** Written request **
Write out the material exactly, without any of its pictures.
-- Start --
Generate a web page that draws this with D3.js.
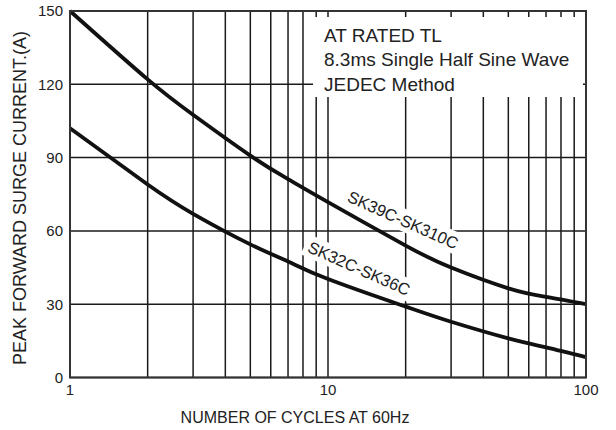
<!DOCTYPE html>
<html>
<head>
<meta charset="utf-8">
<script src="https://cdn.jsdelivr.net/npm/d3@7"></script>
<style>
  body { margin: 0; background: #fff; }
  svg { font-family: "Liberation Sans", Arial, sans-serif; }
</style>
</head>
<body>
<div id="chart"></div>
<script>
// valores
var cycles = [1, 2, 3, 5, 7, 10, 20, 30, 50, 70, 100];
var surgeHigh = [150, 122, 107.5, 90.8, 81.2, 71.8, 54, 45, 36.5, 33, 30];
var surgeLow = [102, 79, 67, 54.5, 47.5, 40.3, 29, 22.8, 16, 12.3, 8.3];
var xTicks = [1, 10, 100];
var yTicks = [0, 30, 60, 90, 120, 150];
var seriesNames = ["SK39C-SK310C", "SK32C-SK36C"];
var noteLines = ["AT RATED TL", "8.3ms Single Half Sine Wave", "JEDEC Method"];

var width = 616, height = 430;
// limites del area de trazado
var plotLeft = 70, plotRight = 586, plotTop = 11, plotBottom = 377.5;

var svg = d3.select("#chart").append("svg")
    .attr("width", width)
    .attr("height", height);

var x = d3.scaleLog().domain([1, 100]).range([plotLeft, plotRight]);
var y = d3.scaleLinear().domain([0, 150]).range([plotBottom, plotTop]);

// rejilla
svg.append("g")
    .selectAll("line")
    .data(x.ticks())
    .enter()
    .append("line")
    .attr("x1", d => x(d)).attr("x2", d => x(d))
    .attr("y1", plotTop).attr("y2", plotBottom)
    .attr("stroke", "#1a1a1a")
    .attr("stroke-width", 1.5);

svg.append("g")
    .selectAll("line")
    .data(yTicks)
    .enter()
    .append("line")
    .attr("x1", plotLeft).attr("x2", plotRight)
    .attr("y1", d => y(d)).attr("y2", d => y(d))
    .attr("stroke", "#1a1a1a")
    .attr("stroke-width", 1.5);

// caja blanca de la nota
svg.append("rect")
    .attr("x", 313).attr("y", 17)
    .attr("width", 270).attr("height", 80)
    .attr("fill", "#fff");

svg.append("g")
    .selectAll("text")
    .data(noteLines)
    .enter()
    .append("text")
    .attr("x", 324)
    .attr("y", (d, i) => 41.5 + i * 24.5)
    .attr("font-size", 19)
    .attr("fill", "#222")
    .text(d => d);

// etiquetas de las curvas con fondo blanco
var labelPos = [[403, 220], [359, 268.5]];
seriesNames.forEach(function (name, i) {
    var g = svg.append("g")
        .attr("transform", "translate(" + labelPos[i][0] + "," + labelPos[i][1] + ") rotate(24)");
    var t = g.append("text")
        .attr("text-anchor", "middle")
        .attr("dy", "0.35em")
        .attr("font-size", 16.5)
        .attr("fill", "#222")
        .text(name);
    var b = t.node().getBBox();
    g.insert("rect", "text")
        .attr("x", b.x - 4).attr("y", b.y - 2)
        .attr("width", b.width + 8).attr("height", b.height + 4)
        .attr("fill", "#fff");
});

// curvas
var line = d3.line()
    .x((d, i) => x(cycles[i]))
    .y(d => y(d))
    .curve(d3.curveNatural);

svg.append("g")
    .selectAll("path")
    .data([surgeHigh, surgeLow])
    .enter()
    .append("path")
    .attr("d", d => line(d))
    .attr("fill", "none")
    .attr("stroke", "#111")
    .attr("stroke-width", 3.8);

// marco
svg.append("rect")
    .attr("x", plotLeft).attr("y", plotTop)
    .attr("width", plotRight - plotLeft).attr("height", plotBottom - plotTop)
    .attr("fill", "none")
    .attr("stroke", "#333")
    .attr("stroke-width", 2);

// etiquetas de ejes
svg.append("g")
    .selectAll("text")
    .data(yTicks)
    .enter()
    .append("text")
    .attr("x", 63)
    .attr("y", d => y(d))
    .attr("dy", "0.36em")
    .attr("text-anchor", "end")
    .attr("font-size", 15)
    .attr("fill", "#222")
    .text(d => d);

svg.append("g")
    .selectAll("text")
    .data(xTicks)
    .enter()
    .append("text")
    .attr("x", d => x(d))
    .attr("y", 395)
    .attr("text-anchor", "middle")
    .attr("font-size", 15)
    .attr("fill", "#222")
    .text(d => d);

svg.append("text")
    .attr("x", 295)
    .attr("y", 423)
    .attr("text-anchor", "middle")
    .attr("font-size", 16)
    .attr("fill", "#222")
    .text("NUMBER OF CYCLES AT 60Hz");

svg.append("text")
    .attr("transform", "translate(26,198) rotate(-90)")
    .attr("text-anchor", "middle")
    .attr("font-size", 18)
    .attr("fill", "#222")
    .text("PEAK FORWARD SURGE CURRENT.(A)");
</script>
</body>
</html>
-- End --
** Solution to the problem **
Generate a web page that draws this with D3.js.
<!DOCTYPE html>
<html>
<head>
<meta charset="utf-8">
<script src="https://cdn.jsdelivr.net/npm/d3@7"></script>
<style>
  body { margin: 0; background: #fff; }
  svg { font-family: "Liberation Sans", Arial, sans-serif; }
</style>
</head>
<body>
<div id="chart"></div>
<script>
// valores
var cycles = [1, 2, 3, 5, 7, 10, 20, 30, 50, 70, 100];
var surgeHigh = [150, 122, 107.5, 90.8, 81.2, 71.8, 54, 45, 36.5, 33, 30];
var surgeLow = [102, 79, 67, 54.5, 47.5, 40.3, 29, 22.8, 16, 12.3, 8.3];
var xTicks = [1, 10, 100];
var yTicks = [0, 30, 60, 90, 120, 150];
var seriesNames = ["SK39C-SK310C", "SK32C-SK36C"];
var noteLines = ["AT RATED TL", "8.3ms Single Half Sine Wave", "JEDEC Method"];

var width = 616, height = 430;
// limites del area de trazado
var plotLeft = 70, plotRight = 586, plotTop = 11, plotBottom = 377.5;

var svg = d3.select("#chart").append("svg")
    .attr("width", width)
    .attr("height", height);

var x = d3.scaleLog().domain([1, 100]).range([plotLeft, plotRight]);
var y = d3.scaleLinear().domain([0, 150]).range([plotBottom, plotTop]);

// rejilla
svg.append("g")
    .selectAll("line")
    .data(x.ticks())
    .enter()
    .append("line")
    .attr("x1", d => x(d)).attr("x2", d => x(d))
    .attr("y1", plotTop).attr("y2", plotBottom)
    .attr("stroke", "#1a1a1a")
    .attr("stroke-width", 1.5);

svg.append("g")
    .selectAll("line")
    .data(yTicks)
    .enter()
    .append("line")
    .attr("x1", plotLeft).attr("x2", plotRight)
    .attr("y1", d => y(d)).attr("y2", d => y(d))
    .attr("stroke", "#1a1a1a")
    .attr("stroke-width", 1.5);

// caja blanca de la nota
svg.append("rect")
    .attr("x", 313).attr("y", 17)
    .attr("width", 270).attr("height", 80)
    .attr("fill", "#fff");

svg.append("g")
    .selectAll("text")
    .data(noteLines)
    .enter()
    .append("text")
    .attr("x", 324)
    .attr("y", (d, i) => 41.5 + i * 24.5)
    .attr("font-size", 19)
    .attr("fill", "#222")
    .text(d => d);

// etiquetas de las curvas con fondo blanco
var labelPos = [[403, 220], [359, 268.5]];
seriesNames.forEach(function (name, i) {
    var g = svg.append("g")
        .attr("transform", "translate(" + labelPos[i][0] + "," + labelPos[i][1] + ") rotate(24)");
    var t = g.append("text")
        .attr("text-anchor", "middle")
        .attr("dy", "0.35em")
        .attr("font-size", 16.5)
        .attr("fill", "#222")
        .text(name);
    var b = t.node().getBBox();
    g.insert("rect", "text")
        .attr("x", b.x - 4).attr("y", b.y - 2)
        .attr("width", b.width + 8).attr("height", b.height + 4)
        .attr("fill", "#fff");
});

// curvas
var line = d3.line()
    .x((d, i) => x(cycles[i]))
    .y(d => y(d))
    .curve(d3.curveNatural);

svg.append("g")
    .selectAll("path")
    .data([surgeHigh, surgeLow])
    .enter()
    .append("path")
    .attr("d", d => line(d))
    .attr("fill", "none")
    .attr("stroke", "#111")
    .attr("stroke-width", 3.8);

// marco
svg.append("rect")
    .attr("x", plotLeft).attr("y", plotTop)
    .attr("width", plotRight - plotLeft).attr("height", plotBottom - plotTop)
    .attr("fill", "none")
    .attr("stroke", "#333")
    .attr("stroke-width", 2);

// etiquetas de ejes
svg.append("g")
    .selectAll("text")
    .data(yTicks)
    .enter()
    .append("text")
    .attr("x", 63)
    .attr("y", d => y(d))
    .attr("dy", "0.36em")
    .attr("text-anchor", "end")
    .attr("font-size", 15)
    .attr("fill", "#222")
    .text(d => d);

svg.append("g")
    .selectAll("text")
    .data(xTicks)
    .enter()
    .append("text")
    .attr("x", d => x(d))
    .attr("y", 395)
    .attr("text-anchor", "middle")
    .attr("font-size", 15)
    .attr("fill", "#222")
    .text(d => d);

svg.append("text")
    .attr("x", 295)
    .attr("y", 423)
    .attr("text-anchor", "middle")
    .attr("font-size", 16)
    .attr("fill", "#222")
    .text("NUMBER OF CYCLES AT 60Hz");

svg.append("text")
    .attr("transform", "translate(26,198) rotate(-90)")
    .attr("text-anchor", "middle")
    .attr("font-size", 18)
    .attr("fill", "#222")
    .text("PEAK FORWARD SURGE CURRENT.(A)");
</script>
</body>
</html>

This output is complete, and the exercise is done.